What style are your kitchen cabinets?

There are two major cabinet construction styles…Face Frame and Euro. How do you tell which style you have? Go to a double door cabinet and open both doors. If there is a vertical bar between the doors, you have Face Frame…no vertical bar, you have Euro cabinets.

The implications? With Euro cabinets, you can install a single large drawer…the width of the full double shelf. With face Frame, you are restricted to narrower drawers…roughly the width of a single door…with one caveat. You can cut out the vertical post…thus giving you a double wide shelf…but this is best left to professionals. Translation…higher costs to you to convert…but doable.

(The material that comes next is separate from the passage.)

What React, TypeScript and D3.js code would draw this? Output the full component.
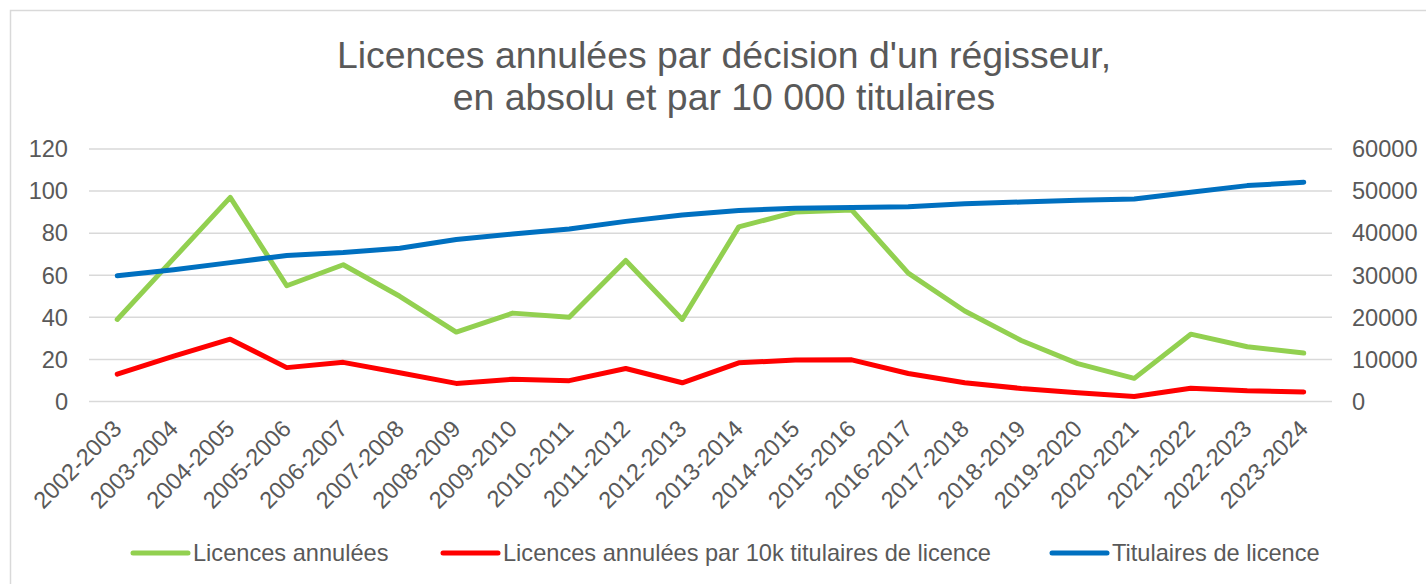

Cabinet makers typically make standard sized cabinet modules…and then piece a series of modules together on the jobsite to fit a given length wall. Standard cabinet modules come in 3″ (outside dimension) increments from 12″ to 48″. The standard depth for kitchen cabinets is 24″…for bathroom vanities 20″. So, to maximize the usable shelf space in your cabinets, the drawer depth should be just slightly less the cabinet depth.

A third cabinet situation is that of custom cabinets. They can be either Face Frame or Euro, but not standard depth or width. This is often the situation with islands and pantries. To get a tight drawer fit with custom cabinets requires buying custom drawers…which again implies higher costs. Caution…If you give the manufacturer the drawer measurements…and you make a mistake…you own it.

Just some examples of how your cabinet style can impact the selection of sliding shelves when retrofitting your cabinets.